Ke Jie also recalled the first time he was penalized two points. He stated that he had read the rules, which only required stones to be placed inside the lid of the Go bowl but did not specify when they should be placed. At the time, the referee said, "The right of interpretation belongs to me. I am the referee, and I have the final say." Ke Jie added, "The referee told Coach Yu, 'If you continue to waste time, I will now judge you as the loser.' But he intervened three times during my opponent's thinking time. Why did he say we were wasting time? Why did he use such insulting words to discriminate against us?"

Ke Jie concluded by bowing deeply toward the camera, saying, "You gave me the courage to know that I had not lost, that in fact, he had not won a single game."

== Subsequent Impact ==

After learning about the incident, Ni Zhanggen, chairman of the Menglily Group, stated that Byun Sang-il would be banned from participating in the MLily Cup.

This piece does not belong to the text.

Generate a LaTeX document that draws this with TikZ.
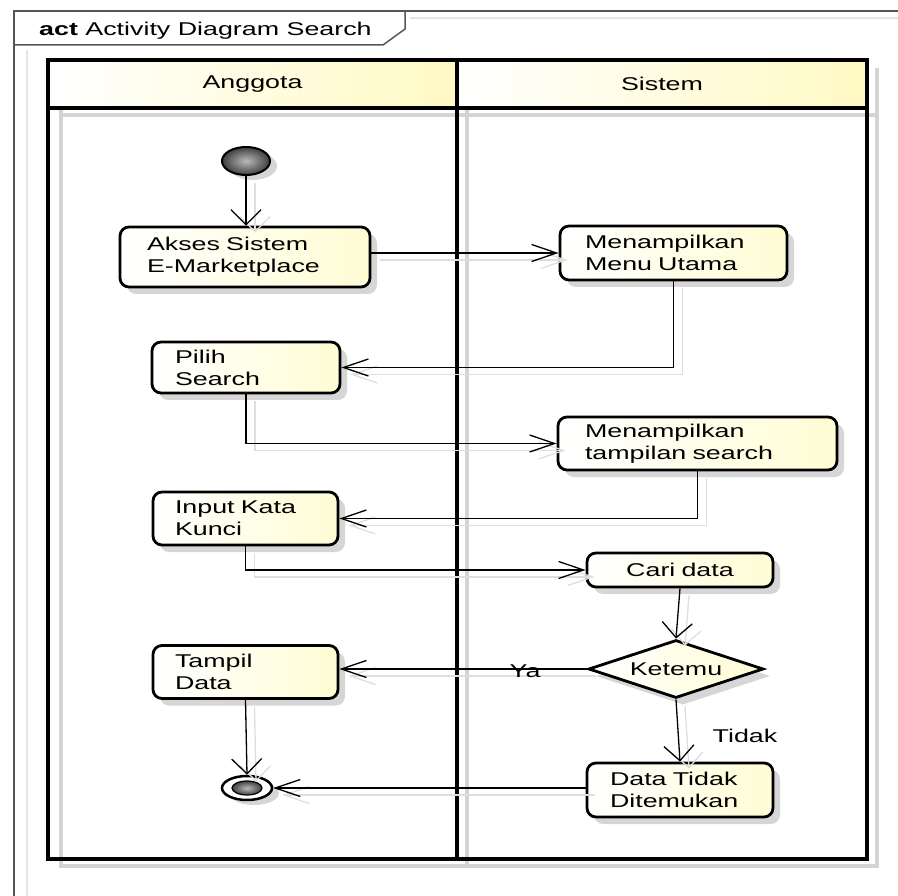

On January 25, Beijing time, the Chinese Go Association issued a notice to all league teams. To cultivate reserve forces, foreign players would be prohibited from participating in Chinese Go leagues and championships at all levels, including the Men's and Women's Leagues, for the season. If implemented, this regulation would primarily affect Korean Go players, significantly impacting their income. In the previous year, Byun Sang-il had played the most games in the Chinese Weiqi League among foreign players.